The Alfred P. Sloan Foundation has announced that Sloan Research Fellowships will go to 104 young scientists and economists, including six from MIT: Assistant Professors Harold J. Schwalbe of chemistry, Sendhil Mullainathan of economics, Hubert L. Bray of mathematics, J. Troy Littleton of biology, and Deepto Chakrabarty and Alexander van Oudenaarden of physics. The fellowships are awarded to young faculty members who have demonstrated great research potential in the physical sciences, economics, mathematics and neuroscience. Sloan Fellows receive research grants of $35,000 for a two-year period.
J. Troy Littleton has been selected as a Searle Scholar for 2001-04. Dr. Littleton is an assistant professor in the Center for Learning and Memory and the Department of Biology. His laboratory studies the molecular mechanisms underlying neuronal signalling using Drosophila as a model organism. The Searle Foundation awards about 15 grants per year to junior faculty at the assistant professor level. Professor Catherine Drennan in the Department of Chemistry was MIT's other recent recipient.
Three students have been named 2001 Goldwater Scholars: Emily R. Craparo, a junior in aeronautics and astronautics; Sanjay Basu, a junior in brain and cognitive sciences; and Alexander Wissner-Gross, a sophomore in electrical engineering and computer science.
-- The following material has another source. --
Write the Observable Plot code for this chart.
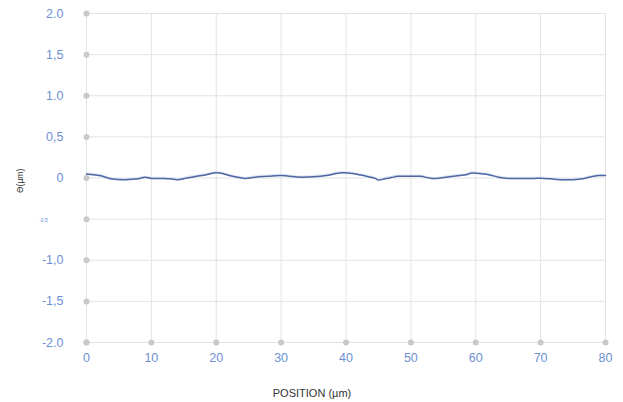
<!DOCTYPE html>
<html>
<head>
<meta charset="utf-8">
<script src="https://cdn.jsdelivr.net/npm/d3@7"></script>
<script src="https://cdn.jsdelivr.net/npm/@observablehq/plot@0.6"></script>
<style>
  html, body { margin: 0; padding: 0; background: #fff; }
  #chart svg { display: block; }
</style>
</head>
<body>
<div id="chart"></div>
<script>
const positions = [0, 2, 4, 6, 8, 9, 10, 12, 13, 14, 15.5, 17, 18.5, 20, 21, 22, 23.5, 24.5, 26, 28, 30, 31, 33, 35, 37, 38.5, 39.5, 41, 42, 43, 44.5, 45, 46, 47, 48, 50, 51.5, 53, 54, 56, 57.5, 58.5, 59.5, 61, 62, 63.5, 65, 67, 69, 70, 71.5, 73, 75, 76.5, 77.5, 79, 80];
const heights = [0.05, 0.03, -0.012, -0.02, -0.01, 0.008, -0.005, -0.005, -0.01, -0.02, 0.0, 0.02, 0.04, 0.065, 0.055, 0.03, 0.005, -0.005, 0.01, 0.02, 0.03, 0.025, 0.01, 0.015, 0.03, 0.055, 0.063, 0.055, 0.04, 0.025, -0.005, -0.025, -0.01, 0.005, 0.02, 0.02, 0.02, -0.003, -0.005, 0.015, 0.03, 0.04, 0.06, 0.05, 0.04, 0.01, -0.005, -0.005, -0.005, -0.003, -0.01, -0.02, -0.02, -0.01, 0.01, 0.03, 0.03];

const xTicks = [0, 10, 20, 30, 40, 50, 60, 70, 80];
const yTicks = [-2, -1.5, -1, -0.5, 0, 0.5, 1, 1.5, 2];
const yTickLabels = ["-2.0", "-1,5", "-1,0", "-0,5", "0", "0,5", "1.0", "1,5", "2.0"];
const xTitle = "POSITION (µm)";
const yTitle = "Ɵ(µm)";

const profile = positions.map((p, i) => ({x: p, y: heights[i]}));
const labelOf = v => yTickLabels[yTicks.indexOf(v)];
const bigTicks = yTicks.filter(v => v !== -0.5);

const tickBlue = "#6d8fd3";
const chart = Plot.plot({
  width: 623,
  height: 402,
  marginTop: 13,
  marginBottom: 60,
  marginLeft: 86,
  marginRight: 18,
  style: {fontFamily: "Liberation Sans, Arial, sans-serif", background: "#fff"},
  x: {domain: [0, 80]},
  y: {domain: [-2, 2]},
  marks: [
    Plot.gridX(xTicks, {stroke: "#e3e3e3", strokeOpacity: 1, strokeWidth: 1}),
    Plot.gridY(yTicks, {stroke: "#e3e3e3", strokeOpacity: 1, strokeWidth: 1}),
    Plot.axisY(bigTicks, {tickSize: 0, tickPadding: 23, tickFormat: labelOf, fill: tickBlue, fontSize: 12.5, label: null}),
    Plot.text([-0.5], {x: 0, y: d => d, text: labelOf, dx: -43, dy: 1, textAnchor: "middle", fill: tickBlue, fontSize: 5}),
    Plot.axisX(xTicks, {tickSize: 0, tickPadding: 11, tickFormat: d => String(d), fill: tickBlue, fontSize: 12.5, label: null}),
    Plot.dot(yTicks, {x: 0, y: d => d, r: 3, fill: "#c9c9c9", stroke: null}),
    Plot.dot(xTicks, {x: d => d, y: -2, r: 3, fill: "#c9c9c9", stroke: null}),
    Plot.areaY(profile, {x: "x", y1: d => d.y - 0.015, y2: d => d.y + 0.015, fill: "#dfe7f5", curve: "catmull-rom"}),
    Plot.line(profile, {x: "x", y: "y", stroke: "#4f68a3", strokeWidth: 1.5, curve: "catmull-rom"}),
    Plot.text([xTitle], {frameAnchor: "bottom", dx: -34, dy: 54, fill: "#333", fontSize: 11}),
    Plot.text([yTitle], {frameAnchor: "left", dx: -66, dy: 15, rotate: -90, fill: "#333", fontSize: 8.5})
  ]
});
document.getElementById("chart").appendChild(chart);
</script>
</body>
</html>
The Goldwater Scholarship of up to $7,500 per year is a prestigious undergraduate award in the fields of mathematics, the natural sciences and engineering.
Robert Langer, the Germeshausen Professor of Chemical and Biomedical Engineering, has been named again as chair of the Food and Drug Administration Science Board, the FDA's highest advisory board. Professsor Langer has served as a board member since 1995 and as chair since 1999.
Sommer Gentry, a graduate student in electrical engineering and computer science, has received a Computational Science Graduate Fellowship from the Department of Energy (DOE). The award, administered by the Krell Institute, includes a monthly stipend, tuition and fees, and a three-month practicum at a DOE lab. Ms. Gentry does research in the Laboratory for Information and Decision Systems in the area of optimization/control theory.
Institute Professor Sheila Widnall of aeronautics and astronautics has received the 2000 AAES Chair's Award from the American Association of Engineering Societies. The award recognizes "an individual who has made an outstanding contribution to the welfare of our nation." Professor Widnall was Secretary of the Air Force from 1993-97.
Professor of Marine Systems Henry Marcus in ocean engineering has been appointed to the 26-member Marine Transportation System (MTS) National Advisory Council, which advises the Secretary of Transportation on matters related to the marine transportation system. He will serve as co-chair of research and development and information technology, responsible for identifying relevant R&D projects to support the MTS vision.
Professor Marcus has also been appointed to the Federal Transportation Advisory Group. The transportation contingent of that group includes 24 members representing four different sectors -- aerospace, land, multimodal and water -- working to achieve three national transportation goals in the next 50 years: an integrated national transportation system that can move anyone and anything, anywhere, any time, on time at an affordable price; a transportation system without fatalities and injuries resulting from system or operator error, or terrorist intervention; and a transportation system without transportation-related environmental impacts and not dependent on foreign energy.
The American Mathematical Society has awarded a $40,000 Centennial Fellowship to Dr. Ravi Vakil, a C.L.E. Moore Instructor in the Department of Mathematics. He is one of four Centennial Fellows for 2001-02. His main work to date has been on the geometry of algebraic curves and maps of algebraic curves, as well as the intersection theory of moduli spaces, especially of curves and stable maps. His current interests involve the interactions of algebraic geometry with nearby fields, including enumerative geometry, mathematical physics, number theory and combinatorics. He plans to use the Centennial Fellowship to visit the Mathematical Sciences Research Institute in Berkeley, as well as Stanford University.
Rebecca Christianson of MIT is one of three American PhD candidates in physics to be awarded the $1,000 Scharff-Goldhaber Prize this year. The award was established to recognize substantial promise and accomplishment by women graduate students in physics who are enrolled at Stony Brook University or who are performing their thesis research at the US Department of Energy's Brookhaven National Laboratory. Administered by Brookhaven Women in Science (BWIS), the prize honors the late nuclear physicist Gertrude Scharff-Goldhaber, who in 1950 became the first woman PhD physicist appointed to the Brookhaven staff, and later helped found the BWIS.
A version of this article appeared in MIT Tech Talk on May 16, 2001.